Some B2 beliefs for improvement professionals
One possible new belief to drive better results is: “Continuing to present logical information once and expecting it to change current beliefs to drive needed actions and results is wasted time and effort.”
This belief might result in a new B2 belief system about cultural education:
• Because logical explanation doesn’t work, a different type of activating event—an A2—is needed.
• Information must be presented in such a way as to change the current belief system to B2 beliefs that will drive C2 consequential behaviors to produce desired R2 results.
• We will need to experiment with various A2s to test which are ultimately successful.
(Hint: It isn’t necessarily inspirational speeches or videos, discussion groups, role plays, or simulation exercises. Well, at least that’s my belief. and Jim Clemmer’s, too. Go ahead if you wish, but test the result.
• Follow-up activating event(s) must create the new cultural belief, “This is important. Stonewalling is not an option.”
• We call ourselves successful only if we begin to attain R2.
Two key questions for leaders and change agents teaching improvement now become:
1. How do leaders create different activating events to motivate new and changed beliefs in employees that will have desired behavioral consequences to drive the desired organizational results?
2. How do leaders stop re-creating old activating events (or even perceptions of A1) that will inevitably reinforce old, unwanted beliefs, resulting in undesirable consequential actions that will revert the organization back to R1, not R2?
New results will require new beliefs, both for an organization (its cultural B2) and its employees (personal B2) to reduce individual defensiveness and resistance.
Of course, there are those who don’t want to “get it”
“Faced with the choice between changing one’s mind and proving there is no need to do so, almost everybody gets busy on the proof.”
—John Kenneth Galbraith
Given: There is an element in any organizational culture whose belief systems are entrenched and impenetrable. These easily recognizable folks want easy answers for everyone else, and during educational events, these folks look like they’d rather be in a dental chair. Deep down, they know they need to be there but are looking for any excuse not to change. As my friend puts it, “They’d mark you down if they knew you ate French toast for breakfast.”
A favorite technique on seminar evaluation is to take something the facilitator says out of context, feign “offense,” and use that as an excuse to question the ability and integrity of the facilitator, negating their need to learn—which is never face to face, but anonymously through written evaluation. (I get these evaluations a lot.)
As long as they’re not out-and-out saboteurs, an organization can move forward with building its critical mass committed to continual improvement. During this time, just make sure the belief is clearly telegraphed, “We’ll let you stonewall for awhile, but outright sabotage will cost you your job.”

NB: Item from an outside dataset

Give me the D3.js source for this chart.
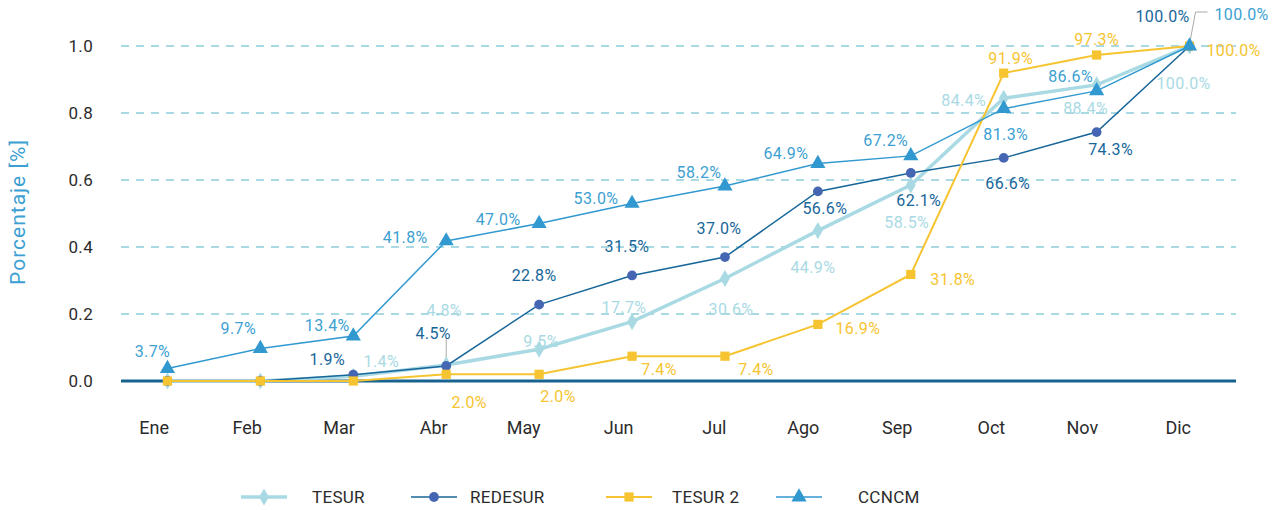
<!DOCTYPE html>
<html><head><meta charset="utf-8">
<script src="https://cdn.jsdelivr.net/npm/d3@7/dist/d3.min.js"></script>
<style>
body{margin:0;background:#fff;}
text{font-family:Roboto,"Noto Sans",sans-serif;}
</style></head>
<body><svg id="chart" width="1283" height="510"></svg>
<script>
const months = ["Ene","Feb","Mar","Abr","May","Jun","Jul","Ago","Sep","Oct","Nov","Dic"];
const yTicks = [0.0,0.2,0.4,0.6,0.8,1.0];
const seriesNames = ["TESUR","REDESUR","TESUR 2","CCNCM"];
const tesur   = [0,0,0.014,0.048,0.095,0.177,0.306,0.449,0.585,0.844,0.884,1.0];
const redesur = [0,0,0.019,0.045,0.228,0.315,0.370,0.566,0.621,0.666,0.743,1.0];
const tesur2  = [0,0,0,0.020,0.020,0.074,0.074,0.169,0.318,0.919,0.973,1.0];
const ccncm   = [0.037,0.097,0.134,0.418,0.470,0.530,0.582,0.649,0.672,0.813,0.866,1.0];

// label offsets (layout only)
const offTesur   = [null,null,[28,-15],[-2,-55],[2,-8],[-8,-14],[6,31],[-5,37],[-4,37],[-40,2],[-11,24],[-6,37]];
const offRedesur = [null,null,[-26,-15],[-13,-33],[-5,-29],[-5,-29],[-6,-29],[7,17],[8,27],[4,26],[14,17],[-27,-30]];
const offTesur2  = [null,null,null,[23,28],[19,22],[27,13],[31,13],[40,4],[42,5],[7,-15],[0,-16],[44,4]];
const offCcncm   = [[-15,-17],[-22,-20],[-26,-11],[-41,-4],[-41,-4],[-36,-5],[-26,-14],[-32,-10],[-25,-15],[2,26],[-26,-14],[52,-32]];

const series = [
  {name:seriesNames[0], values:tesur, off:offTesur, line:"#a9dae4", mark:"#a9dae4", label:"#a9dae4", width:3.5, shape:"diamond"},
  {name:seriesNames[1], values:redesur, off:offRedesur, line:"#17669a", mark:"#4566b3", label:"#17669a", width:1.5, shape:"circle"},
  {name:seriesNames[2], values:tesur2, off:offTesur2, line:"#f6c431", mark:"#f6c431", label:"#f6c431", width:2, shape:"square"},
  {name:seriesNames[3], values:ccncm, off:offCcncm, line:"#3199cf", mark:"#3199cf", label:"#3d9fd2", width:1.5, shape:"triangle"}
];

const svg = d3.select("#chart");
const m = {l:121, r:1236, t:46, b:381};
const x = d3.scalePoint().domain(months).range([m.l, m.r]).padding(0.5);
const y = d3.scaleLinear().domain([0,1]).range([m.b, m.t]);

// grid
svg.append("g").selectAll("line").data(yTicks.filter(d=>d>0)).join("line")
  .attr("x1",m.l).attr("x2",m.r).attr("y1",d=>y(d)).attr("y2",d=>y(d))
  .attr("stroke","#a9dae4").attr("stroke-width",2).attr("stroke-dasharray","8,7");

// y axis
const yAxis = svg.append("g").attr("transform",`translate(${m.l-25},0)`)
  .call(d3.axisLeft(y).tickValues(yTicks).tickFormat(d3.format(".1f")).tickSize(0));
yAxis.select(".domain").remove();
yAxis.selectAll("text").attr("fill","#2b2b2b").attr("font-size",17).attr("dx",0).attr("dy","0.35em")
  .attr("letter-spacing","0.3px");

// x axis
const xAxis = svg.append("g").attr("transform",`translate(0,${m.b+37})`)
  .call(d3.axisBottom(x).tickSize(0));
xAxis.select(".domain").remove();
xAxis.selectAll("text").attr("fill","#2b2b2b").attr("font-size",18).attr("dy","0.71em")
  .attr("text-anchor","end").attr("dx",1);

// zero line
svg.append("line").attr("x1",m.l).attr("x2",m.r).attr("y1",y(0)).attr("y2",y(0))
  .attr("stroke","#17628f").attr("stroke-width",3);

// y title
svg.append("text").attr("transform",`translate(25,212) rotate(-90)`)
  .attr("text-anchor","middle").attr("fill","#3d9fd2").attr("font-size",21)
  .attr("letter-spacing","1px").text("Porcentaje [%]");

// leader lines
svg.append("path").attr("d",`M${x("Abr")},${y(0.045)-3}V${y(0.045)-28}`)
  .attr("stroke","#aaa").attr("stroke-width",1).attr("fill","none");
svg.append("path").attr("d",`M${x("Dic")},${y(1)-2}L${x("Dic")+6},${y(1)-34}H${x("Dic")+18}`)
  .attr("stroke","#aaa").attr("stroke-width",1).attr("fill","none");

function symbolFor(shape){
  return {diamond:d3.symbolDiamond, circle:d3.symbolCircle, square:d3.symbolSquare, triangle:d3.symbolTriangle}[shape];
}
const sizeFor = {diamond:85, circle:75, square:85, triangle:100};

const line = d3.line().x((d,i)=>x(months[i])).y(d=>y(d));
series.forEach(s=>{
  const g = svg.append("g");
  g.append("path").datum(s.values).attr("d",line).attr("fill","none")
    .attr("stroke",s.line).attr("stroke-width",s.width);
  g.selectAll("path.pt").data(s.values).join("path").attr("class","pt")
    .attr("transform",(d,i)=>`translate(${x(months[i])},${y(d)})`)
    .attr("d",d3.symbol().type(symbolFor(s.shape)).size(sizeFor[s.shape]))
    .attr("fill",s.mark);
});
series.forEach(s=>{
  svg.append("g").selectAll("text").data(s.values.map((v,i)=>({v,i,o:s.off[i]})).filter(d=>d.o))
    .join("text")
    .attr("x",d=>x(months[d.i])+d.o[0]).attr("y",d=>y(d.v)+d.o[1])
    .attr("text-anchor","middle").attr("dy","0.35em")
    .attr("font-size",16).attr("letter-spacing","0.4px").attr("fill",s.label)
    .text(d=>d3.format(".1f")(d.v*100)+"%");
});

// legend
const legX = [241, 411, 606, 776];
const legTextX = [312, 470, 672, 858];
const leg = svg.append("g");
series.forEach((s,i)=>{
  const lx = legX[i], ly = 497;
  leg.append("line").attr("x1",lx).attr("x2",lx+46).attr("y1",ly).attr("y2",ly)
    .attr("stroke",s.line).attr("stroke-width",s.width);
  leg.append("path").attr("transform",`translate(${lx+23},${ly})`)
    .attr("d",d3.symbol().type(symbolFor(s.shape)).size(sizeFor[s.shape]))
    .attr("fill",s.mark);
  leg.append("text").attr("x",legTextX[i]).attr("y",ly).attr("dy","0.35em")
    .attr("font-size",17).attr("letter-spacing","0.3px").attr("fill","#2b2b2b").text(s.name);
});
</script></body></html>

Eventually, however, it will become necessary to entrench the belief, “As long as there’s progress, we will carry the wounded—but stragglers will be shot!” Quint Studer believes that when an organization is transforming, there will be an inevitable time when the gap between acceptable performance and poor performance becomes intolerable.
And folks, let’s be honest: There are truly no secrets in an organizational culture. Everyone knows who these people are. Trust me: The culture is watching with interest to see how serious you and the leadership are. Some well-timed dealing with these employees—including firings—(C2, which will be part of the culture in about 30 seconds after it occurs) will then telegraph the belief, “Stonewalling is no longer an option. Excellence is an expectation.”
Whether it’s motivating employees’ individual behaviors to exhibit the desired beliefs or attaining needed organizational results, a new reality of becoming an effective improvement professional is to learn how to deal with “belief systems”—including their own.